Chilometro zero alla cinese: il paradosso Temu
Più che spesa, shopping online: prodotti locali usati come specchietto per le allodole del bazar cinese
Da qualche settimana anche la Svizzera ha il suo Local-to-Local firmato Temu. Tradotto: i commercianti elvetici possono piazzare pasta, biscotti e caffè direttamente sulla piattaforma cinese. “Prodotti locali per la gente locale”, annunciano con entusiasmo, come se avessero reinventato la spesa dal fruttivendolo sotto casa. Peccato che l’idea del chilometro zero su un sito cinese faccia sorridere: un po’ come farsi spiegare la dieta mediterranea da un fast food del Midwest.

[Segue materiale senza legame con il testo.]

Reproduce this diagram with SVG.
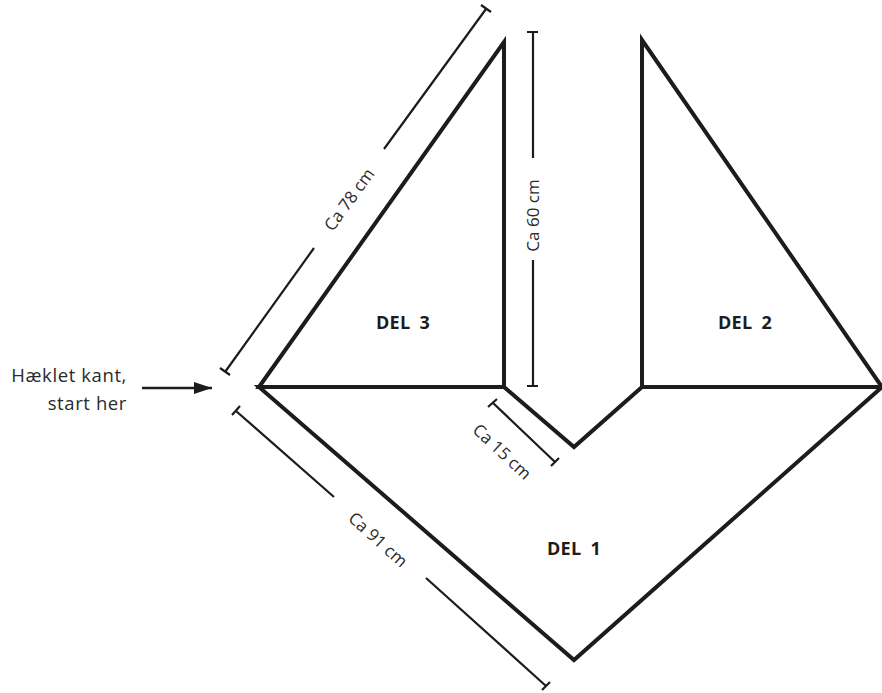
<svg xmlns="http://www.w3.org/2000/svg" width="882" height="693" viewBox="0 0 882 693">
<defs><marker id="ah" markerUnits="userSpaceOnUse" markerWidth="20" markerHeight="14" refX="18" refY="7" orient="auto"><path d="M0,1 L18,7 L0,13 Z" fill="#1c1c1c"/></marker></defs>
<style>
.s{fill:none;stroke:#1c1c1c;stroke-width:4;stroke-linejoin:miter;stroke-miterlimit:10}
.d{fill:none;stroke:#1c1c1c;stroke-width:2.2}
text{font-family:"Open Sans","Liberation Sans",sans-serif;fill:#2a2a2a;font-size:17px}
.l{font-size:18.5px;letter-spacing:.6px}
.b{font-weight:700;font-size:18px;word-spacing:4px;letter-spacing:.3px;fill:#1c1c1c}
</style>
<rect width="882" height="693" fill="#fff"/>
<g id="del1"><path class="s" d="M259,387 L504,387 L574,447 L642,387 L882,387 L574,660 Z"/><text class="b" x="574" y="555" text-anchor="middle">DEL 1</text></g>
<g id="del3"><path class="s" d="M259,387 L504,42 L504,387 Z"/><text class="b" x="403" y="329" text-anchor="middle">DEL 3</text></g>
<g id="del2"><path class="s" d="M642,40 L642,387 L882,387 Z"/><text class="b" x="745" y="329" text-anchor="middle">DEL 2</text></g>
<g id="connectors">
<path class="d" d="M225,372 L314,248 M384,149 L486,9 M220,368 L230,375 M481,5 L491,12"/>
<path class="d" d="M533,32 L533,158 M533,260 L533,386 M527,32 L538,32 M527,386 L538,386"/>
<path class="d" d="M492,402 L555,462 M488,407 L497,399 M551,466 L559,458"/>
<path class="d" d="M236,411 L334,497 M426,578 L546,686 M232,415 L240,406 M542,690 L550,682"/>
<path d="M142,388 L212,388" fill="none" stroke="#1c1c1c" stroke-width="2.4" marker-end="url(#ah)"/>
</g>
<g id="labels">
<text class="l" x="127" y="382" text-anchor="end">Hæklet kant,</text>
<text class="l" x="127" y="410" text-anchor="end">start her</text>
<text transform="translate(354,203) rotate(-54)" text-anchor="middle">Ca 78 cm</text>
<text transform="translate(539,215.500) rotate(-90)" text-anchor="middle">Ca 60 cm</text>
<text transform="translate(498,456) rotate(43)" text-anchor="middle">Ca 15 cm</text>
<text transform="translate(374,544) rotate(42)" text-anchor="middle">Ca 91 cm</text>
</g>
</svg>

Il trucco del prezzo basso
Il segreto è semplice: niente dogane, niente dazi, consegne più rapide. E soprattutto prezzi bassissimi che mortificano il lavoro di tutti. Altro che chilometro zero: qui siamo al ribasso infinito. Il problema è che, infilando prodotti con etichetta “made in Italy” o “made in Switzerland” accanto a custodie per smartphone e ciabatte fluo, il cibo rischia di diventare un oggetto qualsiasi nel grande bazar digitale.
Il limite del fresco
Il fascino dei discount fisici non è solo nel prezzo, ma nella prossimità, nel fresco, nella possibilità di scegliere ciò che si mette in tavola. Un pomodoro non lo spedisci in bundle con un caricabatterie, il pane non ti arriva col corriere espresso. La spesa non è un algoritmo di promozioni, ma un gesto quotidiano fatto di riconoscimento e fiducia.
Cavallo di Troia digitale
Temu sorride e parla di nuove opportunità per le aziende locali. Ma a occhio sembra più un cavallo di Troia: dentro ci sono i biscotti svizzeri, fuori resta la solita logica cinese del “più costa poco, meglio è”. Forse è arrivato il momento di ricordare che almeno il cibo merita di restare un po’ meno globalizzato. Altrimenti il chilometro zero rischia di diventare solo uno slogan… scritto in mandarino.